Para muestra, un botón: se vendió como un fracaso de David Cameron haber cedido a las presiones y haber convocado un referéndum para consultar a la ciudadanía británica acerca de la permanencia o salida de la UE, lo que viene a conocerse como Brexit. Buena parte de la conclusión de todo el asunto fue esta: hay que ser idiota para convocar un referéndum y perderlo.

Sin embargo, lo que se percibe desde esta, mi posición, es otra cosa. Más bien, que el país con mayor tradición democrática (con permiso de Francia) de Europa se encuentra en estos momentos más desorientado que nunca, al no tener a quien pedir cuentas de una decisión que, desde muchas perspectivas, se antoja como irracional y estúpida.

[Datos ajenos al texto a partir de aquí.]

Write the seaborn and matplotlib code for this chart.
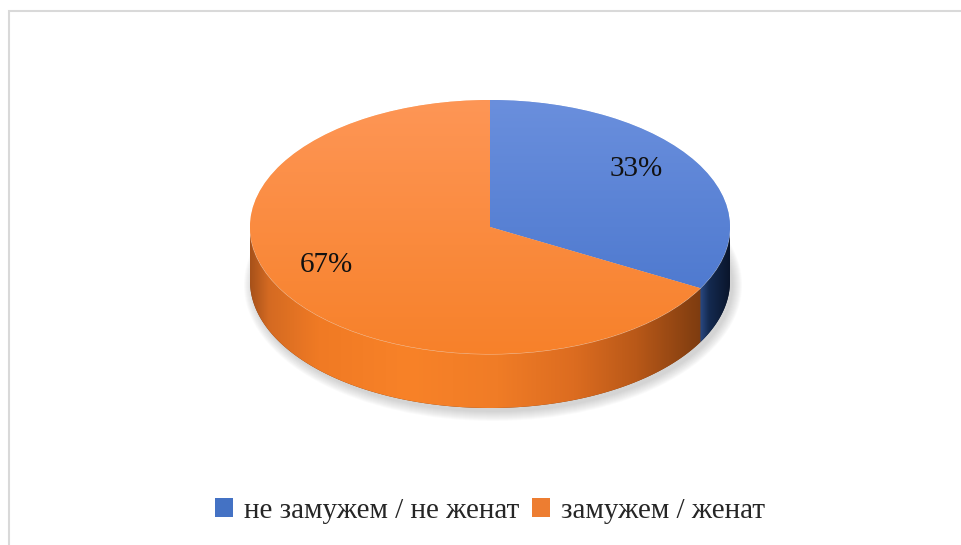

Salvando el hecho de que ya no queda ni la cáscara de Cameron para molerle a palos, dado que dimitió, resulta indudable que la única responsable del Brexit es la ciudadanía británica.

Esta progresión hacia un mayor protagonismo de la ciudadanía en la toma de decisiones, en lugar de delegarlas en representantes políticos que, muchas veces, ni siquiera están particularmente preparados para ello ni son especialmente brillantes, tiene sus ecos en múltiples países y ámbitos. En España, dicha deriva se plasma, por ejemplo, en iniciativas como los presupuestos participativos del Ayuntamiento de Madrid y de otras localidades, en la crisis del PSOE por un “déficit democrático” que se deriva de no consultar a la militancia, en la “cuestión catalana” sobre el referéndum, en la eventuales crisis internas de Podemos por los “dedazos” de Iglesias, en la propuesta de Errejón de “crear un pueblo” que sea capaz de gobernarse a sí mismo, y un largo etc.

Seamos justos: una mayor participación de la sociedad en la toma de decisiones, la tendencia hacia la democracia directa, comporta indudables ventajas en cuanto a mayor libertad de la población en el sentido de autogobierno. Libertad que, por otra parte, es más teórica que práctica porque sigue significando estar sujeto a la voluntad de un otro (unos otros) cuyas decisiones afectan a cuestiones fundamentales para la propia vida.

En contrapartida, erradica de forma casi total la posibilidad de un discurso racional que dote de unidad y coherencia a las actuaciones de un Gobierno. Si ya nos va como nos va con soluciones más o menos acertadas o más o menos equivocadas, pero coherentes y sujetas a un plan, imagínense si el plan ha de ir ajustándose en función de lo que toque decidir ese día.

Además, al margen de la posibilidad hipotética de una democracia deliberativa mínimamente efectiva, cosa harto difícil de imaginar vista la capacidad de dialogar de una sociedad que sigue hablando de rojos y fachas, lo cierto es que la consecuencia más terrible de un hipotético régimen de este corte incidiría en uno de los elementos fundamentales en la vida política real de las sociedades. Me refiero a decidir quién tiene la culpa –real o figurada– de los fracasos a los que inevitablemente está abocada cualquier sociedad e incluso de las calamidades que le ocurren, a menudo con dudosa relación con la actividad política.

Porque, si los culpables no son los políticos, ¿quién? Yo se lo diré,  el vecino que votó contra nuestro parecer.